Esther Freud’s new novel looks at the impact of a secret adoption on three generations of women. When Kate tries to find her birth mother, she’s not really at a good place emotionally to deal with what she might find. Her relationship with Matt is going through some difficulties and she has her daughter, Freya, to consider. Freya seems to be oddly obsessed with death for one so young. And then there’s the idea in the back of her head – why did her mother give her away? And it’s too difficult to discuss all this with her adoptive mother, who could so easily feel betrayed.
“If you could give me … I try out the phrases as I help prepare the lunch, but my mother is explaining the best way to make gravy and I don’t interrupt. Afterwards she takes Freya to say goodbye to the bees. She has three hives, white clapboard, a surprising hobby for someone so concerned with peril.”
The story flips through the years to tell the story of Kate’s mother, Rosaleen, beautiful and headstrong, who escapes Ireland at eighteen for London. Her much older lover, an up and coming sculptor, has found her a job at a London newspaper where she works in the mail department, although that’s not what she tells them back home. Her family believe Rosaleen is a journalist, and her name will appear in bylines in the Express any day.
Meanwhile back in Ireland, Rosaleen’s mother Aoife (pronounced Eefa), can’t help missing her eldest daughter. Her story takes us through her marriage to Cashel, whose strict notions of propriety echo that of many Irish households in the mid 1900s. A girl who becomes pregnant is no better than she should be and must be hidden away in shame, her baby taken to a respectable family. We see the other side of this, the convents who ran laundries on the back of the free labour young pregnant girls offer in return for board and secrecy.
This is a story that has been told before, but Freud makes it fresh through her empathy for her characters. We’re taken back to the sixties, and a slice of the artistic Demi-monde, through the eyes of a young girl who for a budding reporter, doesn’t ask nearly enough questions. We’re also back in rural Ireland, with farming and rain and the endless round of chores. And then there’s Freya’s world, herself an artist, working as an art therapist, when maybe she needs a bit of therapy herself.
It’s always a joy to read Esther Freud and this novel didn’t disappoint. It took me a while to settle into the style though. I know we read a lot of books with multiple narrative viewpoints and these were clear enough through chapter headings. But the time switches confused me a little to begin with. Perhaps the disjointed time frame mirrors Kate’s state of mind – she doesn’t know where she is with Matt, her job, and the past keeps intruding on her thoughts.

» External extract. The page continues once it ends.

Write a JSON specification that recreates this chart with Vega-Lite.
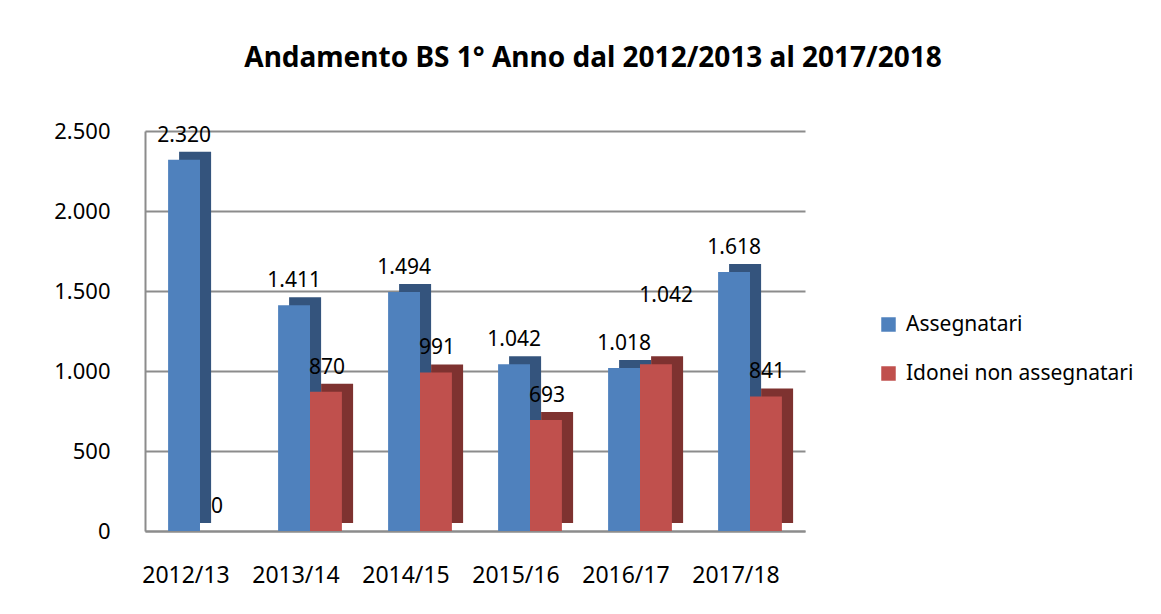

If you want to read a book that takes you right into the hearts of its characters, revealing their pain – there’s a lot of it here – and their struggles to make a future, I Couldn’t Love You More is a terrific read. It’s also a powerful reminder of historic injustices against women and that the feminist movement has come a long way. The scenes in the convent that takes in Rosaleen are horrific. It’s a moving story told simply and elegantly and after a break since Mr Mac and Me (seven years!), worth the wait. Let’s hope there’s another book around the corner as Freud’s one of my favourites. A four out of five read from me.